Retrieving Liquid Cloud Droplet Size Distribution from the Geometric Parameters of Polarized Cloudbow: Preliminary Demonstrations

Clouds are key regulators of Earth’s radiation budget, reflecting incoming short-wave radiation back to space and trapping long-wave radiation close to Earth’s surface. Understanding the balance between these two processes is key to quantifying the net effect clouds have on Earth’s energy budget as the planet warms. The net cloud radiative effect is dependent upon cloud macrophysical and microphysical properties such as cloud optical thickness and cloud droplet size distribution (DSD). The liquid cloud DSD is often represented by a gamma distribution formed by two parameters, cloud droplet effective radius (CDR) and cloud droplet effective variance (CDV). CDV is effectively the width of the DSD and as such, it contains information on cloud evolution processes and how cloud microphysical properties affect radiative forcing. Polarimetric measurements are sensitive to CDR and CDV simultaneously. Previous works on polarimetric DSD retrievals have shown that CDR modulates the scattering angle of the primary and supernumerary cloudbow peaks and CDV varies the amplitude of the supernumerary bows. The geometric parameters of the polarized cloudbow are believed to contain the first-order cloud DSD information.
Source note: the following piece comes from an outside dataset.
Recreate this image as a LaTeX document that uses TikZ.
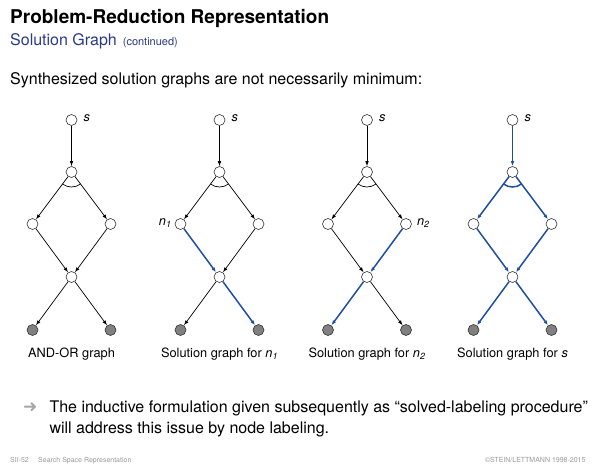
\documentclass[tikz,border=0pt]{standalone}
\usepackage{fontspec}
\setmainfont{TeX Gyre Heros}
\newfontfamily\symfont{DejaVu Sans}
\usetikzlibrary{arrows.meta,positioning}
\definecolor{solblue}{RGB}{31,78,163}
\definecolor{headblue}{RGB}{43,58,140}

\begin{document}
\begin{tikzpicture}[
		x=1pt,y=1pt,
		lab/.style={font=\fontsize{12.8}{15}\selectfont,inner sep=1pt},
		txt/.style={font=\fontsize{16}{19}\selectfont,anchor=base west,inner sep=0pt},
		foot/.style={font=\fontsize{7}{8}\selectfont,text=black!40,anchor=base west,inner sep=0pt},
		arr/.style={-{Latex[length=5pt,width=3.6pt]},line width=0.7pt},
		sol/.style={arr,draw=solblue,line width=1.5pt},
		nd/.style={circle,draw=black!80,fill=white,line width=0.6pt,minimum size=11pt,inner sep=0pt},
		leaf/.style={nd,fill=black!50},
		andarc/.style={line width=0.7pt}
		]
		
		\useasboundingbox[fill=white] (0,0) rectangle (600,467);
		
		% --- Heading and text
		\node[txt,font=\bfseries\fontsize{19}{22}\selectfont] (title) at (10,443) {Problem-Reduction Representation};
		\node[txt,text=headblue] (sub) at (10,421) {Solution Graph\hspace{6pt}{\fontsize{11}{12}\selectfont(continued)}};
		\node[txt] (intro) at (10,382) {Synthesized solution graphs are not necessarily minimum:};
		
		% --- Graph 1: AND-OR graph
		\begin{scope}[xshift=71.5pt]
			\node[nd] (s1) at (0,347) {};
			\node[nd] (a1) at (0,295) {};
			\node[nd] (l1) at (-39,243) {};
			\node[nd] (r1) at (39,243) {};
			\node[nd] (m1) at (0,190) {};
			\node[leaf] (p1) at (-39,137) {};
			\node[leaf] (q1) at (39,137) {};
			\node[lab,right=5pt of s1,yshift=1.5pt] (ls1) {\itshape s};
			
			\draw[arr] (s1) -- (a1);
			\draw[arr] (a1) -- (l1);
			\draw[arr] (a1) -- (r1);
			\draw[arr] (l1) -- (m1);
			\draw[arr] (r1) -- (m1);
			\draw[arr] (m1) -- (p1);
			\draw[arr] (m1) -- (q1);
			\draw[andarc] ([shift={(-127:15pt)}]a1.center) arc[start angle=-127,end angle=-53,radius=15pt];
			
			\node[lab,anchor=base] (cap1) at (0,110) {AND-OR graph};
		\end{scope}
		
		% --- Graph 2: solution graph for n1
		\begin{scope}[xshift=219.5pt]
			\node[nd] (s2) at (0,347) {};
			\node[nd] (a2) at (0,295) {};
			\node[nd] (l2) at (-39,243) {};
			\node[nd] (r2) at (39,243) {};
			\node[nd] (m2) at (0,190) {};
			\node[leaf] (p2) at (-39,137) {};
			\node[leaf] (q2) at (39,137) {};
			\node[lab,right=5pt of s2,yshift=1.5pt] (ls2) {\itshape s};
			\node[lab,left=2pt of l2,yshift=1pt] (ln2) {\itshape n\textsubscript{1}};
			
			\draw[arr] (s2) -- (a2);
			\draw[arr] (a2) -- (l2);
			\draw[arr] (a2) -- (r2);
			\draw[sol] (l2) -- (m2);
			\draw[arr] (r2) -- (m2);
			\draw[arr] (m2) -- (p2);
			\draw[sol] (m2) -- (q2);
			\draw[andarc] ([shift={(-127:15pt)}]a2.center) arc[start angle=-127,end angle=-53,radius=15pt];
			
			\node[lab,anchor=base] (cap2) at (0,110) {Solution graph for {\itshape n\textsubscript{1}}};
		\end{scope}
		
		% --- Graph 3: solution graph for n2
		\begin{scope}[xshift=367pt]
			\node[nd] (s3) at (0,347) {};
			\node[nd] (a3) at (0,295) {};
			\node[nd] (l3) at (-39,243) {};
			\node[nd] (r3) at (39,243) {};
			\node[nd] (m3) at (0,190) {};
			\node[leaf] (p3) at (-39,137) {};
			\node[leaf] (q3) at (39,137) {};
			\node[lab,right=5pt of s3,yshift=1.5pt] (ls3) {\itshape s};
			\node[lab,right=4pt of r3,yshift=1pt] (ln3) {\itshape n\textsubscript{2}};
			
			\draw[arr] (s3) -- (a3);
			\draw[arr] (a3) -- (l3);
			\draw[arr] (a3) -- (r3);
			\draw[arr] (l3) -- (m3);
			\draw[sol] (r3) -- (m3);
			\draw[sol] (m3) -- (p3);
			\draw[arr] (m3) -- (q3);
			\draw[andarc] ([shift={(-127:15pt)}]a3.center) arc[start angle=-127,end angle=-53,radius=15pt];
			
			\node[lab,anchor=base] (cap3) at (0,110) {Solution graph for {\itshape n\textsubscript{2}}};
		\end{scope}
		
		% --- Graph 4: solution graph for s
		\begin{scope}[xshift=512.5pt]
			\node[nd] (s4) at (0,347) {};
			\node[nd] (a4) at (0,295) {};
			\node[nd] (l4) at (-39,243) {};
			\node[nd] (r4) at (39,243) {};
			\node[nd] (m4) at (0,190) {};
			\node[leaf] (p4) at (-39,137) {};
			\node[leaf] (q4) at (39,137) {};
			\node[lab,right=5pt of s4,yshift=1.5pt] (ls4) {\itshape s};
			
			\draw[sol] (s4) -- (a4);
			\draw[sol] (a4) -- (l4);
			\draw[sol] (a4) -- (r4);
			\draw[sol] (l4) -- (m4);
			\draw[sol] (r4) -- (m4);
			\draw[sol] (m4) -- (p4);
			\draw[sol] (m4) -- (q4);
			\draw[andarc,draw=solblue,line width=1.5pt] ([shift={(-127:15pt)}]a4.center) arc[start angle=-127,end angle=-53,radius=15pt];
			
			\node[lab,anchor=base] (cap4) at (0,110) {Solution graph for {\itshape s}};
		\end{scope}
		
		% --- Remark
		\node[txt,text=black!35,font=\symfont\fontsize{17}{19}\selectfont] (bul) at (23,55) {➜};
		\node[txt] (note1) at (49.3,55) {The inductive formulation given subsequently as “solved-labeling procedure”};
		\node[txt] (note2) at ([yshift=-21.3pt]note1.base west) {will address this issue by node labeling.};
		
		% --- Footer
		\node[foot] (foot1) at (10,4.3) {SII-52};
		\node[foot] (foot2) at (38,4.3) {Search Space Representation};
		\node[foot,anchor=base east] (foot3) at (585.7,4.3) {©STEIN/LETTMANN 1998-2015};
		
	\end{tikzpicture}
\end{document}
In this work, we will introduce (LUT) retrieval method based on the geometric parameters of simulated cloudbow signals. The LUT allows for the efficient retrieval of liquid cloud DSD from polarimetric measurements such as those from the Hyper-Angular Rainbow Polarimeter (HARP) instruments. The Airborne Hyper-Angular Rainbow Polarimeter (AirHARP), designed and built at the University of Maryland, Baltimore County (UMBC) was the first in a series of wide field-of-view instruments capable of measuring polarized radiance at ~ 4 km resolution and up to 60 viewing angles in the 670 nm spectral band. The proposed retrieval method is also applicable to the HARP2 instrument onboard NASA’s Plankton, Aerosol, Cloud ocean Ecosystem (PACE) satellite which will be launched in January 2024.